A look at the YouGov issues tracker underlines the point. Remain voters list health, the environment, the economy and Brexit as their top four issues — all are at least 20 points above the others in their rankings. Yet for Leave voters, the biggest issue is immigration and asylum.

For all their fury at Boris Johnson for failing to get a grip on the English Channel crisis, what can Starmer credibly offer them from a putative Labour administration? Only an even softer touch and even higher immigration volumes dressed up in jargon about creating ‘safe routes’.

This chasm, based on a profound values divide, appears unbridgeable. It may explain why Labour keeps banging its head on a 40 per cent ceiling of support, no matter how badly the government keeps doing. If the Conservatives really do deliver radical action to stop the boats, especially action that the liberal left establishment finds outrageous, then the ensuing furore will surely reinvigorate their own winning coalition of traditional shire Tories and red wallers.

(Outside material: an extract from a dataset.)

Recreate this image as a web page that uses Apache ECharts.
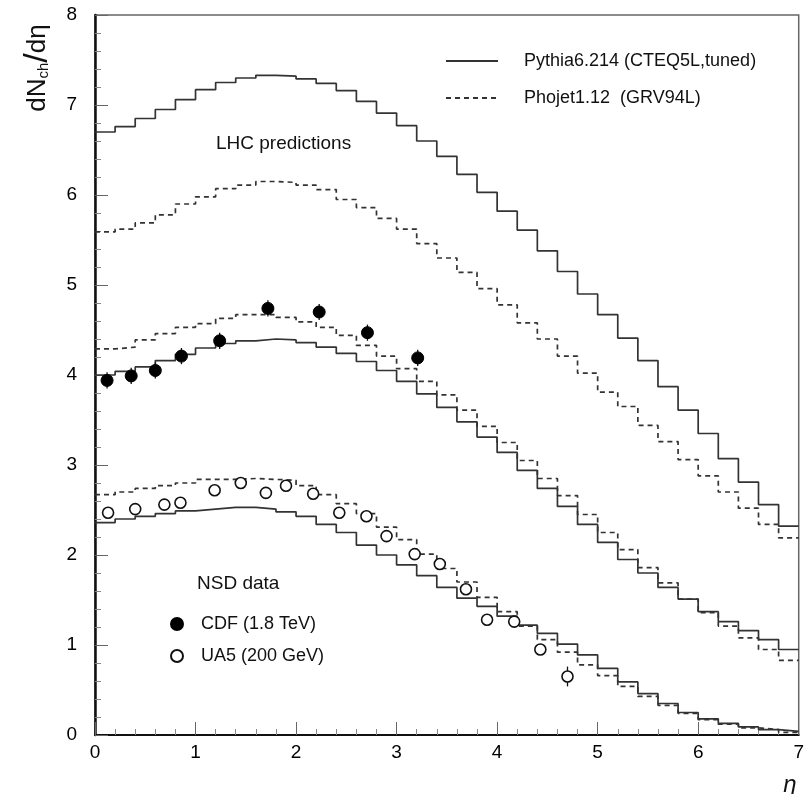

On the other dominant issue of the day, the battle against Covid, it is starting to look like Starmer may have called things wrong again by joining the clamour for greater lockdown measures. If in a month’s time Omicron has blown through without inundating hospitals — and that remains a big ‘if’ — then Johnson will regain some of his lost authority.

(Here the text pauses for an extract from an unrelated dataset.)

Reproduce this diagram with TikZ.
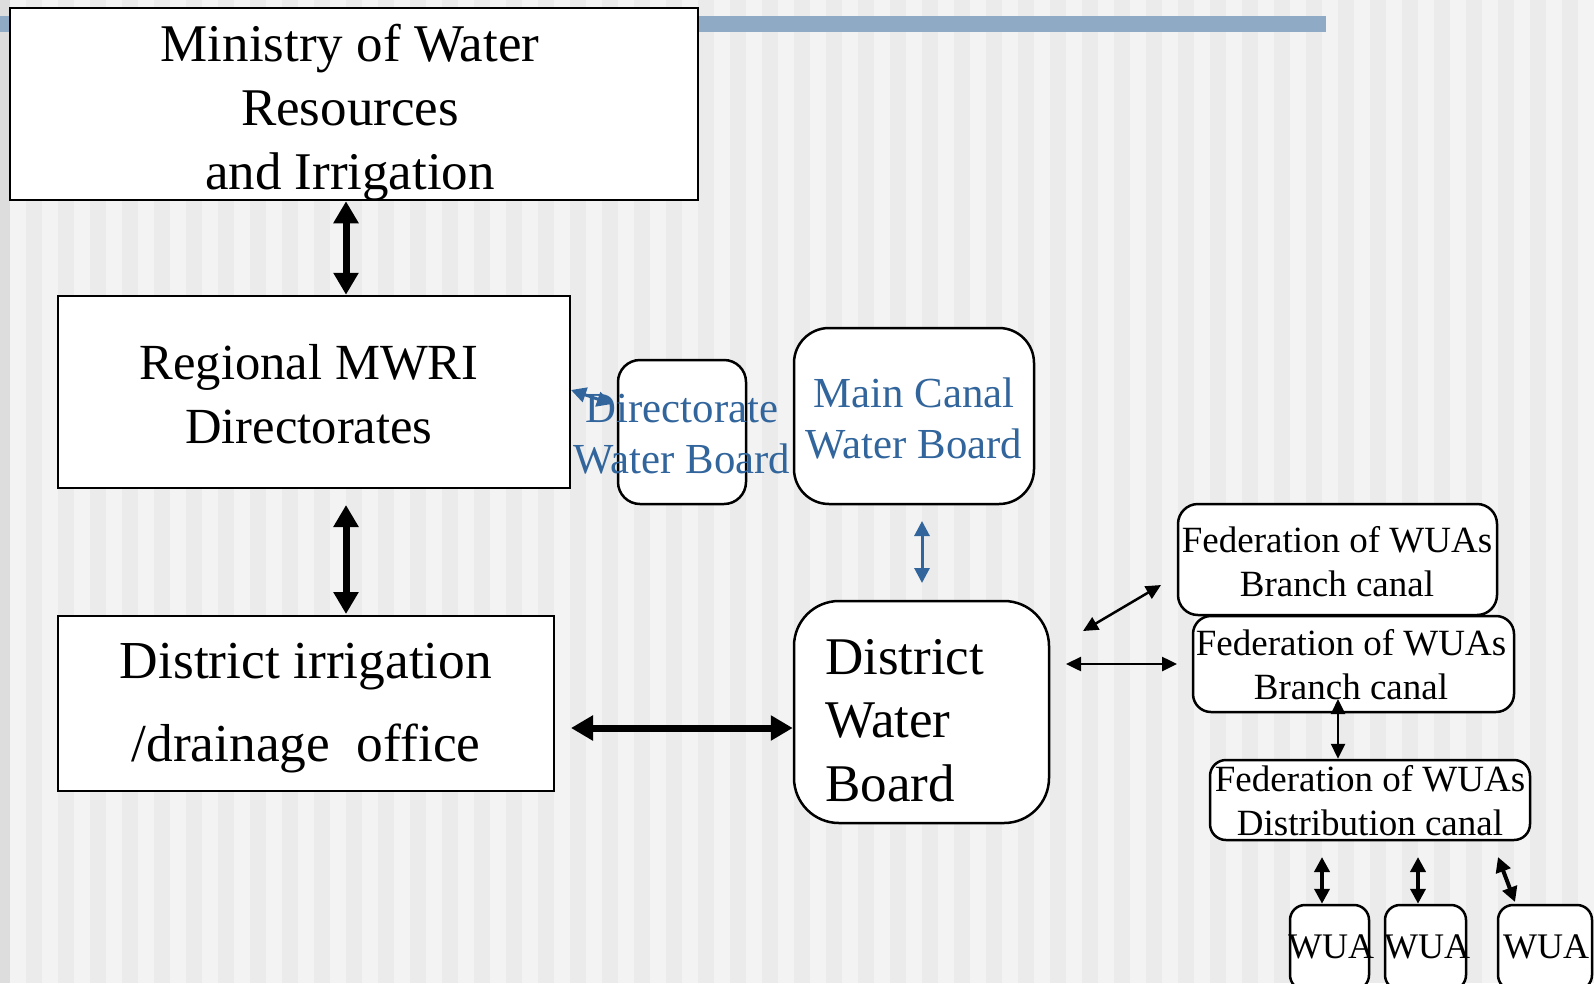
\documentclass[tikz,border=0pt]{standalone}
\usepackage{fontspec}
\setmainfont{Liberation Serif}
\usetikzlibrary{arrows.meta}
\definecolor{bgA}{RGB}{243,243,243}
\definecolor{bgB}{RGB}{235,235,235}
\definecolor{bgL}{RGB}{221,221,221}
\definecolor{barblue}{RGB}{143,170,196}
\definecolor{txtblue}{RGB}{49,101,156}
\begin{document}
\begin{tikzpicture}[x=1pt,y=-1pt,
  box/.style={draw=black,line width=2.5pt,fill=white,inner sep=0pt},
  rbox/.style={box,rounded corners=#1},
  txt/.style={inner sep=0pt,align=center},
  bigarrow/.style={line width=7pt,{Triangle[width=24pt,length=22pt]}-{Triangle[width=24pt,length=22pt]}},
  bluearrow/.style={line width=3pt,draw=txtblue,{Triangle[width=15pt,length=15pt]}-{Triangle[width=15pt,length=15pt]}},
  smallarrow/.style={line width=2.5pt,{Triangle[width=14pt,length=15pt]}-{Triangle[width=14pt,length=15pt]}},
  wuaarrow/.style={line width=4pt,{Triangle[width=15pt,length=15pt]}-{Triangle[width=15pt,length=15pt]}}]
\useasboundingbox (0,0) rectangle (1594,983);
% background
\fill[bgA] (0,0) rectangle (1594,983);
\foreach \i in {0,...,49} \fill[bgB] ({26+32*\i},0) rectangle ({42+32*\i},983);
\fill[bgL] (0,0) rectangle (10,983);
\fill[barblue] (0,16) rectangle (1326,32);

% boxes
\node[box,minimum width=688pt,minimum height=192pt] (min) at (354,104) {};
\node[box,minimum width=512pt,minimum height=192pt] (reg) at (314,392) {};
\node[box,minimum width=496pt,minimum height=175pt] (irr) at (306,703.5) {};
\node[rbox=22pt,minimum width=128pt,minimum height=144pt] (dir) at (682,432) {};
\node[rbox=35pt,minimum width=240pt,minimum height=176pt] (mcw) at (914,416) {};
\node[rbox=45pt,minimum width=255pt,minimum height=222pt] (dwb) at (921.5,712) {};
\node[rbox=20pt,minimum width=319pt,minimum height=111pt] (f1) at (1337.5,559.5) {};
\node[rbox=18pt,minimum width=321pt,minimum height=96pt] (f2) at (1353.5,664) {};
\node[rbox=16pt,minimum width=320pt,minimum height=80pt] (f3) at (1370,800) {};
\node[rbox=15pt,minimum width=79pt,minimum height=85pt] (w1) at (1329.5,947.5) {};
\node[rbox=15pt,minimum width=81pt,minimum height=85pt] (w2) at (1425.5,947.5) {};
\node[rbox=15pt,minimum width=94pt,minimum height=85pt] (w3) at (1545,947.5) {};

% texts
\node[txt,font=\fontsize{53}{64}\selectfont] (tmin) at (350,112.5) {Ministry of Water\\Resources\\and Irrigation};
\node[txt,font=\fontsize{50.6}{64}\selectfont] (treg) at (309,394) {Regional MWRI\\Directorates};
\node[txt,font=\fontsize{53.4}{83}\selectfont] (tirr) at (306,708.5) {District irrigation\\/drainage\ \ office};
\node[txt,text=txtblue,font=\fontsize{42.8}{51}\selectfont] (tdir) at (682,434) {Directorate\\Water Board};
\node[txt,text=txtblue,font=\fontsize{42.8}{51}\selectfont] (tmcw) at (914,418) {Main Canal\\Water Board};
\node[txt,align=left,anchor=west,font=\fontsize{53}{63.5}\selectfont] (tdwb) at (825,720.5) {District\\Water\\Board};
\node[txt,font=\fontsize{37}{44}\selectfont] (tf1) at (1337,561.7) {Federation of WUAs\\Branch canal};
\node[txt,font=\fontsize{37}{44}\selectfont] (tf2) at (1351,665) {Federation of WUAs\\Branch canal};
\node[txt,font=\fontsize{37}{44}\selectfont] (tf3) at (1370,801) {Federation of WUAs\\Distribution canal};
\node[txt,font=\fontsize{36}{40}\selectfont] (tw1) at (1331,947) {WUA};
\node[txt,font=\fontsize{36}{40}\selectfont] (tw2) at (1427,947) {WUA};
\node[txt,font=\fontsize{36}{40}\selectfont] (tw3) at (1546,947) {WUA};

% free ends of connectors
\coordinate (ra) at (346,505);
\coordinate (rb) at (346,614);
\coordinate (ia) at (571,728);
\coordinate (da) at (571,390);
\coordinate (db) at (612,404);
\coordinate (ma) at (922,521);
\coordinate (mb) at (922,583);
\coordinate (ga) at (1083,631);
\coordinate (gb) at (1161,585);
\coordinate (ha) at (1066,664);
\coordinate (hb) at (1177,664);
\coordinate (va) at (1338,699);
\coordinate (ka) at (1322,857);
\coordinate (kb) at (1418,857);
\coordinate (kc) at (1498,857);
\coordinate (kd) at (1515,902);

% connectors
\draw[bigarrow] (min.south -| 346,0) -- (reg.north -| 346,0);
\draw[bigarrow] (ra) -- (rb);
\draw[bigarrow] (ia) -- (dwb.west |- ia);
\draw[bluearrow] (da) -- (db);
\draw[bluearrow] (ma) -- (mb);
\draw[smallarrow] (ga) -- (gb);
\draw[smallarrow] (ha) -- (hb);
\draw[smallarrow] (va) -- (f3.north -| va);
\draw[wuaarrow] (ka) -- (w1.north -| ka);
\draw[wuaarrow] (kb) -- (w2.north -| kb);
\draw[wuaarrow] (kc) -- (kd);
\end{tikzpicture}
\end{document}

And though Ms Reeves is more plausible than her predecessor as shadow chancellor, Labour still has much more to do if it is to overcome its massive long-term reputational failures on economic management.

Finally, consider the reaction of English voters at the next election if it looks like we are heading for a Labour-SNP coalition or some other arrangement after polling day. The newly marginalised Ed Miliband might be worth consulting about that — it was what killed Labour and gave the Tories their majority in 2015.

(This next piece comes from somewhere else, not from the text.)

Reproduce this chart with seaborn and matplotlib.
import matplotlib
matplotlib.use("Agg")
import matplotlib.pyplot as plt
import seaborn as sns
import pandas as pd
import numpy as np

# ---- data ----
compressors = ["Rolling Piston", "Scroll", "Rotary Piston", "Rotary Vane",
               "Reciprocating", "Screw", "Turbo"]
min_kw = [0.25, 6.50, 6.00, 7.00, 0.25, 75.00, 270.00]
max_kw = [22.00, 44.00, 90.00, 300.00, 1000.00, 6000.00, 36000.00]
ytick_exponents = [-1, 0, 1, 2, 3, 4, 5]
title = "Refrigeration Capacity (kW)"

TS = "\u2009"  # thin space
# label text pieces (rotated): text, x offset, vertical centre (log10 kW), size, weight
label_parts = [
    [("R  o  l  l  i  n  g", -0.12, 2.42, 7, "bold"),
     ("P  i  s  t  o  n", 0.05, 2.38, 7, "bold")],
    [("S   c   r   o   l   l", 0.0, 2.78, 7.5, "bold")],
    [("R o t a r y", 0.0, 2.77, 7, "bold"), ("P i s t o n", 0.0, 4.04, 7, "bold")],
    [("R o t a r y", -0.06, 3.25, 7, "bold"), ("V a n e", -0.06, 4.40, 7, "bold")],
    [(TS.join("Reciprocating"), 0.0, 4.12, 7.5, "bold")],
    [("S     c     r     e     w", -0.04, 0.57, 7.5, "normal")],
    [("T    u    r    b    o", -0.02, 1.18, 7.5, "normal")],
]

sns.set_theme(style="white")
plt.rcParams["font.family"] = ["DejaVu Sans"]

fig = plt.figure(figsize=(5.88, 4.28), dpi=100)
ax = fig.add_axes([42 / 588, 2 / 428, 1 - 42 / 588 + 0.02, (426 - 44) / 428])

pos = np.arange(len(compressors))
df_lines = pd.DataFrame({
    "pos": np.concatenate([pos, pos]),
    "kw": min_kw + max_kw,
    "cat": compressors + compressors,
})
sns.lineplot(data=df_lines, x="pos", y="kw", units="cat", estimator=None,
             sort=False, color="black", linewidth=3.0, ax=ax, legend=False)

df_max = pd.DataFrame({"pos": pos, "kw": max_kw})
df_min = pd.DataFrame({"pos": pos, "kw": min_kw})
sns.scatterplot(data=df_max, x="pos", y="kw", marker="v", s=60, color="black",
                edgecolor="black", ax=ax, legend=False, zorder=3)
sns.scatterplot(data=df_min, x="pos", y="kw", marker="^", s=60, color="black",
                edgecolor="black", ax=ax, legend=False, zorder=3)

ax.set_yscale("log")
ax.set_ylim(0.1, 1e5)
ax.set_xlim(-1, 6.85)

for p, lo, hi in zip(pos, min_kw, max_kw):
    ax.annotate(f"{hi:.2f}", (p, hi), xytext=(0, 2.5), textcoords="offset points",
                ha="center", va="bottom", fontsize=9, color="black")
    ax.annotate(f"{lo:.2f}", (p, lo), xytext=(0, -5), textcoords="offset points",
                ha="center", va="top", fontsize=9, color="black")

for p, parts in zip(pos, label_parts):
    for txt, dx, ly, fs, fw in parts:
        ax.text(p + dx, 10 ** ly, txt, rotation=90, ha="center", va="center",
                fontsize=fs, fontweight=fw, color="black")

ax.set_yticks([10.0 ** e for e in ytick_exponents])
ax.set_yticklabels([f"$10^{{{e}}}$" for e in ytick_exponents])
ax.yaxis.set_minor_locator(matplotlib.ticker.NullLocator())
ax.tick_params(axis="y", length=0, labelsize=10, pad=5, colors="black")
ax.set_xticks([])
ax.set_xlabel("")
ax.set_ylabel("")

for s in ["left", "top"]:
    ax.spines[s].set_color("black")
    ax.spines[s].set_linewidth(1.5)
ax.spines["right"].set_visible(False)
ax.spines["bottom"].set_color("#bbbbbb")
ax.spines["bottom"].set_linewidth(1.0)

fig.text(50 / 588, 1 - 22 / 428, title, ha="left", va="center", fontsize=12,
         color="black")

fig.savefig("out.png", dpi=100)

To have much chance of turning Labour into the largest party in the next parliament, Starmer needs two things to happen that are outside his control. First, the Johnson administration will have to carry on performing very poorly and alienating its own supporters. Secondly, a challenger party on the right will have to gain serious and durable traction to syphon off Leave voters from the Tory column.

Without those two pieces of the jigsaw falling into place, Labour looks as though it is heading for another drubbing in 2024. Keir Starmer is unlikely to become prime minister.